日本の領海へ中国公船が侵入
中国海警局の船2隻が尖閣諸島沖で日本の領海に侵入したというニュースが報じられた。
連日、新型コロナウイルス感染症に関するニュースが大きく報じられている現状では、この中国公船の領海侵入は小さく報じられただけだが、これは看過すべきではないニュースだ。
海上保安庁は尖閣諸島周辺海域における中国公船等の動向と日本の対応に関して情報を公開している。
こちらを見ると、最近一年間では、毎月延隻数で4から14隻が領海に侵入していることが分かる。そういう状況の中で、2隻の侵入があったからと言って、殊更に中国の脅威を煽るべきではないのかもしれない。
当然、海上保安庁が対応に当たっており、自衛隊も情報収集などの対応を行っている。そこに怠りがあるはずもなく、直ちに日本の国益が害されるような事態に至るとは考えにくい。ただ、こちらが大きな懸案事項を抱えている時を見計らったかのように、こちらが嫌がることをしてくるあたり、何とも狡猾だ。
日本政府が新型コロナウイルス感染症対策に追われている中で、その他の問題にどれだけ対応することが出来るのか。面倒なことを仕掛けることで、日本政府の対応能力を試していると見るべきだろう。
対策の手を緩めるようなことがあれば、そこに付け込まれる可能性があることを心する必要がある。
弱みに付け込む勢力に対する対抗策を
日本が困っているときに付け込もうとする勢力は世界中に存在している。
その警鐘を鳴らしたのが国民民主党の玉木代表だ。
5月7日の記者会見で、玉木代表は外国資本から重要産業・資産を守る法整備の拡充を訴えた。
詳しくは動画で玉木代表が説明している。
新型コロナの影響で日本の企業や産業に打撃が広がると、早く経済回復した他国やその影響受けた企業が、割安感の出た日本の企業や重要な資産・技術が買収される可能性が高い。政府も対策は講じているが、経済安全保障の観点からさらなる対策が必要だ。2分動画をご覧ください。#投資規制の厳格化 pic.twitter.com/A5v3xHECuH
— 玉木雄一郎(国民民主党代表) (@tamakiyuichiro) 2020年5月8日
早期に経済回復した他国や企業が割安感の出た日本の企業や重要な資産・技術を買収してしまうのではないかと、玉木代表は懸念を表明している。そして、その対策のための法整備が必要なのではないかと提言している。

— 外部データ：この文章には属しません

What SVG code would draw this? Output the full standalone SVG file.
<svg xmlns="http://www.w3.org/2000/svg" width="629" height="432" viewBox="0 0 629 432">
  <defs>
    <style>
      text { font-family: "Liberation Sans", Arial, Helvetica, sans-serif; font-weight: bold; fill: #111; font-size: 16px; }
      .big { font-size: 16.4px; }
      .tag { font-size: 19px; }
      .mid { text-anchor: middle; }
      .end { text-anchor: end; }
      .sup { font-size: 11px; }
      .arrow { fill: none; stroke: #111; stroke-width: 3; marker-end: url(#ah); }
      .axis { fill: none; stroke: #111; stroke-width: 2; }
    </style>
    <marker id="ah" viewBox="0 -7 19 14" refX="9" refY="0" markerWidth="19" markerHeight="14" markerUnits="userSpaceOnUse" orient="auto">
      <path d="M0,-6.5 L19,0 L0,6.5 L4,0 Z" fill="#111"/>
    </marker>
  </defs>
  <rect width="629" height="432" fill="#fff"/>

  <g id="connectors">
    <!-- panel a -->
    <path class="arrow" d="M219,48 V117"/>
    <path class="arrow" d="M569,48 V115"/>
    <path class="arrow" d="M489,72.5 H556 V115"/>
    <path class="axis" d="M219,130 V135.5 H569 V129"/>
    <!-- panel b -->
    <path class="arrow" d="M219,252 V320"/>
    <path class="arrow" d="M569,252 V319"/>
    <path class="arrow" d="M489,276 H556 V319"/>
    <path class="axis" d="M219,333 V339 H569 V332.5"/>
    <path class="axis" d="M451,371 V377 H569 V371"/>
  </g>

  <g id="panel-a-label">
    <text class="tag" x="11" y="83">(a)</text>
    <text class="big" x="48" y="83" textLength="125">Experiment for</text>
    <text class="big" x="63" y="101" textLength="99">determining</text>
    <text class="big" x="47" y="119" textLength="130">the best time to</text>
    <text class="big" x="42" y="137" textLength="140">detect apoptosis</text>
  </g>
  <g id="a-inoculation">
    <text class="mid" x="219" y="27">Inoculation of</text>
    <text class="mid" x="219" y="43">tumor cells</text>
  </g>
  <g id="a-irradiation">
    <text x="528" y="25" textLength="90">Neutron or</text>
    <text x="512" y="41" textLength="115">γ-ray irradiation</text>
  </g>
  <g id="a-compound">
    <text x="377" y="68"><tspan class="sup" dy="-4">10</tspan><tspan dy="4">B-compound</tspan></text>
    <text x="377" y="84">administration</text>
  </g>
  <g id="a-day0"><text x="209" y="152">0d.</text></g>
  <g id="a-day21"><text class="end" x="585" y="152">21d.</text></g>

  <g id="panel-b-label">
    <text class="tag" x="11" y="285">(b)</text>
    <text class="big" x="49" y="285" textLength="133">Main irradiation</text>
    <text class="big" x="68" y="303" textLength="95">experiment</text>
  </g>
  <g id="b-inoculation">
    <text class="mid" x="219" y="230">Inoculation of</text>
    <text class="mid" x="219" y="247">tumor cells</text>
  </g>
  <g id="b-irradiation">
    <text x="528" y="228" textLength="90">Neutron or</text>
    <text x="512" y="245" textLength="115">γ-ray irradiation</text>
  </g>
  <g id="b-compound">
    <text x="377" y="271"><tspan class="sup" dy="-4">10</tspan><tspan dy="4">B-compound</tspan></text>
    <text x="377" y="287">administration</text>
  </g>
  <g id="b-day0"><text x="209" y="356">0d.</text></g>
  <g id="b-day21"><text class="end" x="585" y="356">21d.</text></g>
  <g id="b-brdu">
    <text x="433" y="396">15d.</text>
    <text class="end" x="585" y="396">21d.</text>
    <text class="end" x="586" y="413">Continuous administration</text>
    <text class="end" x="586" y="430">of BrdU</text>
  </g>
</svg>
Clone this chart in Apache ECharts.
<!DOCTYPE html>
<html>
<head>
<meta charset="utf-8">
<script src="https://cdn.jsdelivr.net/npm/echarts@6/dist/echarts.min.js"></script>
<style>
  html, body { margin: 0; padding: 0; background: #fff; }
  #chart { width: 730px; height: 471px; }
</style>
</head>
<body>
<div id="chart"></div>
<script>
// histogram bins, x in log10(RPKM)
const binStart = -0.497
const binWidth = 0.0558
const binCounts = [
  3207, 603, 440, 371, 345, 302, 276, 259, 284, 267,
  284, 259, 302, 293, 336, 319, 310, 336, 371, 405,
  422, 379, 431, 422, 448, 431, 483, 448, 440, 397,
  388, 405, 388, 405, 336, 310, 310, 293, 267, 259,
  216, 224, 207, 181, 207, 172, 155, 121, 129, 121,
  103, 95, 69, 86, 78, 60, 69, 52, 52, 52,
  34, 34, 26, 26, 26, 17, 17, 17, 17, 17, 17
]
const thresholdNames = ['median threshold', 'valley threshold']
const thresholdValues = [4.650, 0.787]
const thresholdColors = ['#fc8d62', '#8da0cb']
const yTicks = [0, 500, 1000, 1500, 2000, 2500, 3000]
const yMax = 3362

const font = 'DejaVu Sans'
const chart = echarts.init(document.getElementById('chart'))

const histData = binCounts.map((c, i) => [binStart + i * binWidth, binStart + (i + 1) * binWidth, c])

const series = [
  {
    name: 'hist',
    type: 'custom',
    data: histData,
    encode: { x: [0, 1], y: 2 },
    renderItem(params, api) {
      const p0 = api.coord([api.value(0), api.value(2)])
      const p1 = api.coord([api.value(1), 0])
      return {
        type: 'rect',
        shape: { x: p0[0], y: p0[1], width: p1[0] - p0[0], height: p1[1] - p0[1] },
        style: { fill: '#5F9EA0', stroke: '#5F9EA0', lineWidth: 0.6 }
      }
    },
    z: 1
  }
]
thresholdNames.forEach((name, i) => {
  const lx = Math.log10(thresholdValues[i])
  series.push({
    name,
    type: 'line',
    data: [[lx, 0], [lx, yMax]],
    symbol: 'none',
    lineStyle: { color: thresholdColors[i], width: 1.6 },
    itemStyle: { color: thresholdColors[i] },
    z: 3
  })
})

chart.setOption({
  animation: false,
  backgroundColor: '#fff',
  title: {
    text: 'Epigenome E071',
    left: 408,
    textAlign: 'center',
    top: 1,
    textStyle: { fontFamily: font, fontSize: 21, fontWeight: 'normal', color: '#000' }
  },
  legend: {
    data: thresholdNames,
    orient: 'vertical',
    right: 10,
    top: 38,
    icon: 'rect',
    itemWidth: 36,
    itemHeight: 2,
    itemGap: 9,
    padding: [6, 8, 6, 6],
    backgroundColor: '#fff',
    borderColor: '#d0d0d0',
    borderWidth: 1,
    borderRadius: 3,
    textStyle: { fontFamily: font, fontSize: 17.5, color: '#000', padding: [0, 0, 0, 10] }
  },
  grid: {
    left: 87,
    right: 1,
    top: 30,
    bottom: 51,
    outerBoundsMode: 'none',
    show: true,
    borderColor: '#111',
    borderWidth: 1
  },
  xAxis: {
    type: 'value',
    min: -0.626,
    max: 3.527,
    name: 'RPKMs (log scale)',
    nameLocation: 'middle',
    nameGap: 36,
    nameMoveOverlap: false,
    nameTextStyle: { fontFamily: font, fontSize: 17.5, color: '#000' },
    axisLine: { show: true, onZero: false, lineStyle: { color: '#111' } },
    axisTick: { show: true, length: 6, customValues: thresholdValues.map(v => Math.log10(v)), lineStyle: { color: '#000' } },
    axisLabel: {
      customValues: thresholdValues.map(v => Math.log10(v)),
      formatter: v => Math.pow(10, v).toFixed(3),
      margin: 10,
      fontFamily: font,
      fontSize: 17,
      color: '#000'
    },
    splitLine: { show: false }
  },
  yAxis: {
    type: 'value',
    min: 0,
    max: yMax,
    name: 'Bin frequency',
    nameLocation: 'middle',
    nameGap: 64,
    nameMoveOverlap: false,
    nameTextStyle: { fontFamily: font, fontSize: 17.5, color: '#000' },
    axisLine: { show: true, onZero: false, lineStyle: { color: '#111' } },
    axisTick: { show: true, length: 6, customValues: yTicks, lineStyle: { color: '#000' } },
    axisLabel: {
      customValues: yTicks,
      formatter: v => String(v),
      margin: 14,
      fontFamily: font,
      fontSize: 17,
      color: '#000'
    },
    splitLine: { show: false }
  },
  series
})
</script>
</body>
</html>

過度に政府が企業活動を規制するようなことはあってはならないが、日本の存立を脅かすように、危機に乗じて重要な資産や技術が買い叩かれて海外に流出してしまうような事態は何としても避けたいところだ。
一度海外の手に渡ってしまった資産や技術を取り戻すのは容易ではない。取り戻すことが出来たとしても、売り渡した時よりも大きな金額を相手に引き渡す必要があるかもしれない。
問題なのはコロナ対策だけではない
中国公船の日本領海への侵入、外国勢力による日本の資産や技術の買い叩き。いずれも、新型コロナウイルス感染症の対策に日本政府が追われている、その裏側で起きている・起きようとしている出来事である。
新型コロナウイルス感染症に関するニュースが連日大きく取り上げられ、どうしても、そちらに目を奪われてしまいがちだが、その裏側で日本の存立を揺るがしかねない出来事が進行していることは見落とさないようにしたい。

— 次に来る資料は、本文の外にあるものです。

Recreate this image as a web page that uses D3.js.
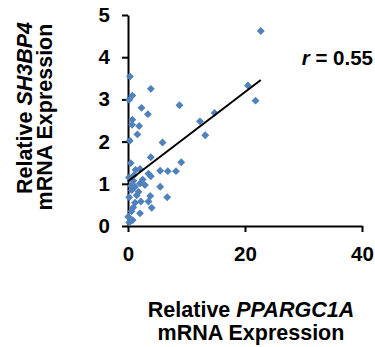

現在は、日本政府をあげて新型コロナウイルス感染症対策にあたっていることから、どうしても、その裏側の動きに対する対策が手薄になってしまうところ。新型コロナウイルス感染症対策は当然に最優先で取り組むべきではあるが、それだけに関わっていると、気付いたら国益を害するようなことが起きていたということになりかねない。
問題なのは新型コロナウイルス感染症対策だけではない。国民民主党の玉木代表のように、新型コロナウイルス感染症の感染拡大の裏側で起きている出来事に注意を払い、その対策を提言する国会議員もいる。このことは広く知られてしかるべきだろう。